On GDP and Well Being

  • “The more prosperous a society becomes, however, the worse an approximation wealth is to how well that society is doing. Basic goods and services, once scarce, became so widely available that in the twenty-first century, many economically developed nations such as the United States, Japan, and Sweden experience an abundance, perhaps an overabundance, of goods and services. Because simple needs are largely satisfied in modern societies, factors other than wealth now play an enormous role in how well these societies are doing.”
  • “This divergence between well-being and gross domestic product can be quantified. Life satisfaction in the United States has been flat for fifty years even though GDP has tripled. Even scarier, measures of ill-being have not declined as gross domestic product has increased; they have gotten much worse. Depression rates have increased tenfold over the last fifty years in the United States. This is true of every wealthy nation, and, importantly, it is not true of poor nations. Rates of anxiety have also risen. Social connectedness in our nation has dropped, with declining levels of trust in other people and in governmental institutions, and trust is a major predictor of well-being.”
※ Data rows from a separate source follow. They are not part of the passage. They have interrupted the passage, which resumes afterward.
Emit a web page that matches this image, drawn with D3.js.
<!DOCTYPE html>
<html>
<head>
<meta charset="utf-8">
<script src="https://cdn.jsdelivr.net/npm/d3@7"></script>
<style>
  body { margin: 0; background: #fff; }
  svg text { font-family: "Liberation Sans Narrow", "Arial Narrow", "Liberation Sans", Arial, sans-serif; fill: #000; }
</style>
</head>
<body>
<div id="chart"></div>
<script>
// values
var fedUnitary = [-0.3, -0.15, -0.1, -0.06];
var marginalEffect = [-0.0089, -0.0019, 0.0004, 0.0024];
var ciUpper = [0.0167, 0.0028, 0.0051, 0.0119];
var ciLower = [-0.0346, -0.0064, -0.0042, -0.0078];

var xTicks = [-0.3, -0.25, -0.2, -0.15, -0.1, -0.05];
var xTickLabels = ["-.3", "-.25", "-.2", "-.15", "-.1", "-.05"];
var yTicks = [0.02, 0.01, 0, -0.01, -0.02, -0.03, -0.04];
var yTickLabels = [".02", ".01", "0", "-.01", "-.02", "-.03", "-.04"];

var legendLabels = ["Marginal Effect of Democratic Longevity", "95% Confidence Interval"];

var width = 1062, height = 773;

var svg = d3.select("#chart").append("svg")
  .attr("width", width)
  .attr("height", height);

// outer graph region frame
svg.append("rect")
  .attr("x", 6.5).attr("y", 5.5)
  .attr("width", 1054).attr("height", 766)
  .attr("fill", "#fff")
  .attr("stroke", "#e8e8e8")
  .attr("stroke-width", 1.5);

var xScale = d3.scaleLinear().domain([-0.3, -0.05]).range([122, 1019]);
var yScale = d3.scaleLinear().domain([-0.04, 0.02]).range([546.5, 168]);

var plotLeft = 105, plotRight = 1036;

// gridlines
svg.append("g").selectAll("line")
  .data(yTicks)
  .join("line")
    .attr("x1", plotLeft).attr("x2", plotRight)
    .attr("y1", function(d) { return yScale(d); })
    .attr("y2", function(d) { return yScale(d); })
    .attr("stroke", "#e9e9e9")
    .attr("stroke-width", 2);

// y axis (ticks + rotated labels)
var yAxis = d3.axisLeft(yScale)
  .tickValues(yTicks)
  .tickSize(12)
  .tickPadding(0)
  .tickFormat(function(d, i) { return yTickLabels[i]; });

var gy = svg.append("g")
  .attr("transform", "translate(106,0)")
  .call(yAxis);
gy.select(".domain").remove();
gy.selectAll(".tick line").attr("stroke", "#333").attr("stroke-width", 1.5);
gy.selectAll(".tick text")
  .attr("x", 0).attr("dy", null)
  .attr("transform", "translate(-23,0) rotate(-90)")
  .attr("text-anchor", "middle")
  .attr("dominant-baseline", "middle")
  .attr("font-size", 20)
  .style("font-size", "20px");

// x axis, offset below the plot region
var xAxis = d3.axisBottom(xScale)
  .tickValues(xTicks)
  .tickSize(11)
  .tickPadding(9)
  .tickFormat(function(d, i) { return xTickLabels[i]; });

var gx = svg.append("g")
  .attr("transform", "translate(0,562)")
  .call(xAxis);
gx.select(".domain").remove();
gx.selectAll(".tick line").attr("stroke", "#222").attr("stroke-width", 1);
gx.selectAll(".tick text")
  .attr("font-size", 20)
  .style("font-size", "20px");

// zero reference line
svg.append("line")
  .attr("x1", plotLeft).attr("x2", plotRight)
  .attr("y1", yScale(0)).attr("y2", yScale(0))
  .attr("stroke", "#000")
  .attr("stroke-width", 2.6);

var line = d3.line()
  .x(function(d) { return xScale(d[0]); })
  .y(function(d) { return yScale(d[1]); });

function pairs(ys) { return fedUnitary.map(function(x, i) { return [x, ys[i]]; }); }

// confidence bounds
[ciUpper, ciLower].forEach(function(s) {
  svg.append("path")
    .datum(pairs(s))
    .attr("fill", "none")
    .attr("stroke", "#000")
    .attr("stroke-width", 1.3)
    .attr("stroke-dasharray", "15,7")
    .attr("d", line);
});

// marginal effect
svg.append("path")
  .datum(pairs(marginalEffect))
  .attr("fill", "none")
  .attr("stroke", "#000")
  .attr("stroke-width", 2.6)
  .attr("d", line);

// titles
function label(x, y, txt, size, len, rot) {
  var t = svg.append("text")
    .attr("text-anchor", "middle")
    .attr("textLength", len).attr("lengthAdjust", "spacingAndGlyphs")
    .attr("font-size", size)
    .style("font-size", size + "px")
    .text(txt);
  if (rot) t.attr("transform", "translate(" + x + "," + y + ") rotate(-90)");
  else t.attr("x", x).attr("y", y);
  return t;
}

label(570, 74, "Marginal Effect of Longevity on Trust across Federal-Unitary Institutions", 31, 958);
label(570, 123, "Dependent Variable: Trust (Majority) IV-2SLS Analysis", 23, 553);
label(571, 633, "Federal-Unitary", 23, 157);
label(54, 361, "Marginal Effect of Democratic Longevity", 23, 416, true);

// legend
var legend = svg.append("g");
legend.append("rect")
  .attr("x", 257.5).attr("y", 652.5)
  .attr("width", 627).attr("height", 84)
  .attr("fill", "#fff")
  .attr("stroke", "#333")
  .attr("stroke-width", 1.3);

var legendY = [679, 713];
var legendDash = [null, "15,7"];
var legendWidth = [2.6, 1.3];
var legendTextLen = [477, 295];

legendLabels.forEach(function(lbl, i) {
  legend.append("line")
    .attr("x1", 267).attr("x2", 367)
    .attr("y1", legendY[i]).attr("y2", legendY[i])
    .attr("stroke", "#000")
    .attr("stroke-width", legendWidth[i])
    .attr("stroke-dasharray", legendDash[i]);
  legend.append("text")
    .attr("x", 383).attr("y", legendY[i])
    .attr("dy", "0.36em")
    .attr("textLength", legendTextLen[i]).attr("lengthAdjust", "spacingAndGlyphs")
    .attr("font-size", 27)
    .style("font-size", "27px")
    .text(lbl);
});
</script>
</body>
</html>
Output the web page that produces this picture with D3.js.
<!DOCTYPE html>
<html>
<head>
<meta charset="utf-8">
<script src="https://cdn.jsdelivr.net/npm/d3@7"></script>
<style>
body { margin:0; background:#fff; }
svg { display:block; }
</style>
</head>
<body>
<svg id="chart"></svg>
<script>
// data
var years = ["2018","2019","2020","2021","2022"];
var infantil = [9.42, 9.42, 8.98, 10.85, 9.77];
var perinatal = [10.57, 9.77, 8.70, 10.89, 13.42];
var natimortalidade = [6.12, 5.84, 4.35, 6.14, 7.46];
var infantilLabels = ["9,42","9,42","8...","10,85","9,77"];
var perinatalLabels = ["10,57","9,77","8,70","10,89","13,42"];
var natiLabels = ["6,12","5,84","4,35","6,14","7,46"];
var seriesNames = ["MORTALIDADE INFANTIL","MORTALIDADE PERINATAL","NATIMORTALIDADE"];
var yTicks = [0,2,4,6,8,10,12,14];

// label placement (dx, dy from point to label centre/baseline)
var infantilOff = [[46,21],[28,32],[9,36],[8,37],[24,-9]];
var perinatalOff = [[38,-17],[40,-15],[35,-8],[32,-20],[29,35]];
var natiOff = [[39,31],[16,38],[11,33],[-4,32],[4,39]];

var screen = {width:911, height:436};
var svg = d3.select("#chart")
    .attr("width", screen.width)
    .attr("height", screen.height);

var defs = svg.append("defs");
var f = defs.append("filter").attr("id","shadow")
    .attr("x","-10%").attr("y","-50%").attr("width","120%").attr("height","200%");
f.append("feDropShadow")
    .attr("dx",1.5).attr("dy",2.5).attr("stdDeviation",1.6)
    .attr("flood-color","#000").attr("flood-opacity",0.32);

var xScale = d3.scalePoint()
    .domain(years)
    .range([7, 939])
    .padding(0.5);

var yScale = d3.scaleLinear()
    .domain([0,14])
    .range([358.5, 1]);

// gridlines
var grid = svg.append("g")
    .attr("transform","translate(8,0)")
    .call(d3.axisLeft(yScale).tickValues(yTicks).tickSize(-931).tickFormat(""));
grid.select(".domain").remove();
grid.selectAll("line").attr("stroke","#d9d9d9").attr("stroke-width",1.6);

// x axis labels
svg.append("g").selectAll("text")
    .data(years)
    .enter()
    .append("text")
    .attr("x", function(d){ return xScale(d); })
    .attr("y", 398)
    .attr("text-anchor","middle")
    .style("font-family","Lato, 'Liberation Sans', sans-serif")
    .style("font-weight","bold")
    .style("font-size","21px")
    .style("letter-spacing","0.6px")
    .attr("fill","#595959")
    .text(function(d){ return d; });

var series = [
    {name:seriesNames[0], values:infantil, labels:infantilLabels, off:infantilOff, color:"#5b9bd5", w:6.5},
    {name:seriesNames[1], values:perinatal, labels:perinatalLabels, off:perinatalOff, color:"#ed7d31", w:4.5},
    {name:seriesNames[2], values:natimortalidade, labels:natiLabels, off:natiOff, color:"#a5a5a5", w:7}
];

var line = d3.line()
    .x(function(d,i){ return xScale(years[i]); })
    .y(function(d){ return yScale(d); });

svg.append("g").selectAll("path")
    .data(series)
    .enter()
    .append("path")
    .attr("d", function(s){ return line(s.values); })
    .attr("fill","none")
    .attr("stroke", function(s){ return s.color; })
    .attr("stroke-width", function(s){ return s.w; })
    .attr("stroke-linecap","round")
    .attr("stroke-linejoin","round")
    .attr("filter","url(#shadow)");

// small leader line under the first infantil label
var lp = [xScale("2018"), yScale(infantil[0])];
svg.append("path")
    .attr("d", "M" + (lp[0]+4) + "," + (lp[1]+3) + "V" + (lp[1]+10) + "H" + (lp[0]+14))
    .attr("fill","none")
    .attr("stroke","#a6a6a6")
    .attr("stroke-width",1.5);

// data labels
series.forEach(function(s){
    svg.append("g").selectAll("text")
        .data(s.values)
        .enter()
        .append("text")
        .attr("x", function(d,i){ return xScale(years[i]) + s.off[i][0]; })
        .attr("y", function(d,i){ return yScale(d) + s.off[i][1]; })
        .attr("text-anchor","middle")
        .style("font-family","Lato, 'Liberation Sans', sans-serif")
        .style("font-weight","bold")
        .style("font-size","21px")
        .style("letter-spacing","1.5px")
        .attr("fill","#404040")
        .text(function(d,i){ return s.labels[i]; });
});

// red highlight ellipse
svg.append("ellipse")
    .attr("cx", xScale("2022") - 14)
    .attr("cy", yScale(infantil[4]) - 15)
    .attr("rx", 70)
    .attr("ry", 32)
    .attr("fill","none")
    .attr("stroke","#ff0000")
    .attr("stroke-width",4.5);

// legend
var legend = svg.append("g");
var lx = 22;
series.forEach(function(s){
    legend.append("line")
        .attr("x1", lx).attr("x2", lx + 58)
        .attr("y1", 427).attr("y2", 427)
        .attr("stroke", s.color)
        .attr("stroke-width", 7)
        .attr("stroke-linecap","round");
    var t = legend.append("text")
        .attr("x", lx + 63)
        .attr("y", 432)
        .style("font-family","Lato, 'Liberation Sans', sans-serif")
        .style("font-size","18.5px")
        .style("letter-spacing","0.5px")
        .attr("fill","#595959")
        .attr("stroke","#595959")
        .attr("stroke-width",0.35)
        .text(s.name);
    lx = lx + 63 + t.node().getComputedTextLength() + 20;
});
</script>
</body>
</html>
  • “When life satisfaction is plotted against income, some very instructive anomalies appear— anomalies that give us hints about what the good life is beyond income. Colombia, Mexico, Guatemala, and the other Latin American countries are a lot happier than they should be given their low gross domestic product. The entire ex-Communist bloc is much unhappier than it should be given its GDP. Denmark, Switzerland, and Iceland, near the top in income, are even happier than their high gross domestic product warrants. Poor people in Calcutta are much happier than poor people in San Diego. Utah is much happier than its income suggests. What these places have in abundance that other places lack gives us clues about what well-being really is.”